Proyek PINA yang sudah jalan dan ada deal adalah Waskita Toll Road – 15 Ruas Tol Jabodetabek. “Terimakasih untuk Taspen dan SMI yang sudah berani menjadi pelopor equity participation. Saya katakan Taspen dan SMI ini masih plat merah, masih BUMN. Saya masih menunggu partisipasi yang benar-benar pure swasta untuk bisa terlibat lebih jauh,” jelas beliau. Dalam waktu dekat, yang kita akan dorong adalah PLTU PP Energi di Aceh dan Waskita Toll Road tahap dua.
Pada akhir sambutan, Menteri Bambang mengajak peserta untuk merubah mindset tentang pihak yang bertanggung jawab untuk membangun infrastruktur. “Membangun infrastruktur bukan hanya tugas pemerintah.

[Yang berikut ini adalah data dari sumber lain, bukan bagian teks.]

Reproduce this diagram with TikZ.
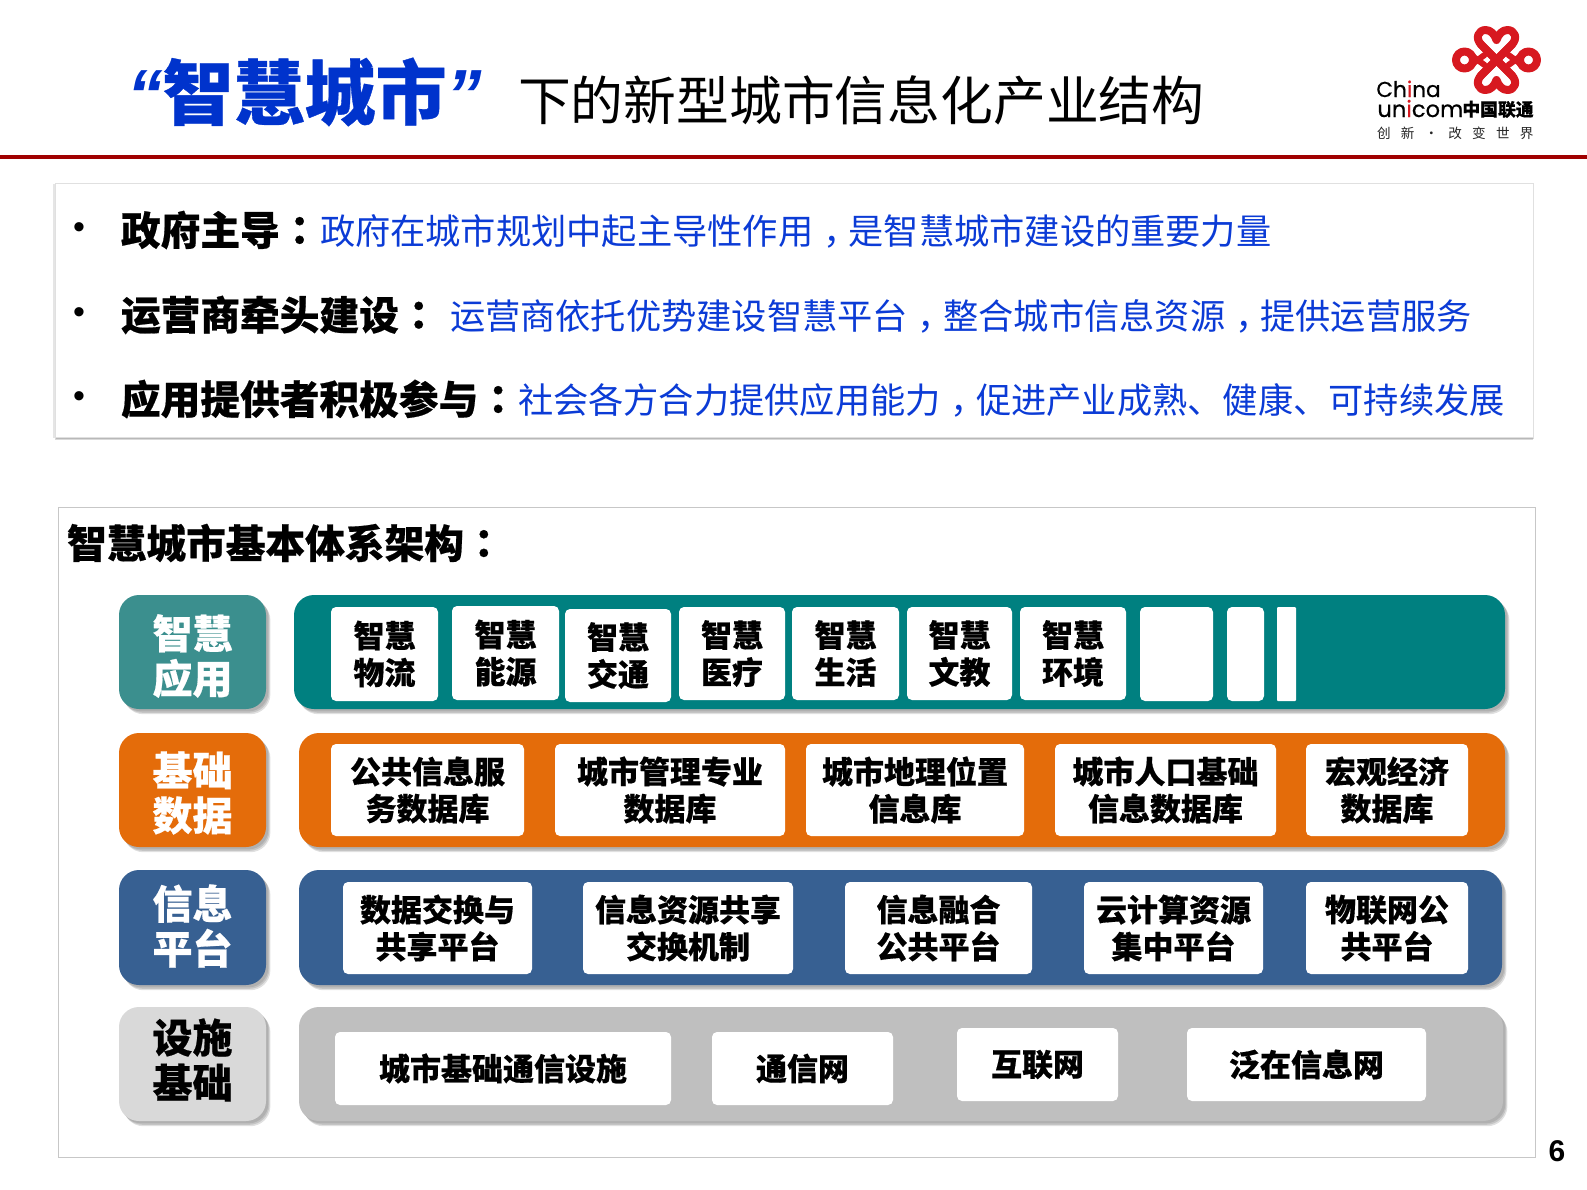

Infrastruktur itu bisa terbangun bukan karena pemerintahnya menjadi one-man show mengerjakan segalanya. Infrastruktur bisa dibangun lebih cepat kalau ada peranan pemerintah dan didukung penuh oleh sektor swasta dan BUMN. Saya bercita-cita, suatu saat ada pemain Indonesia di bidang infrastruktur yang kelas internasional. Hal ini hanya dapat terjadi kalau kita sudah paham pentingnya infrastruktur, potensi proyek, dan paling penting adalah implementasinya,” pungkas beliau.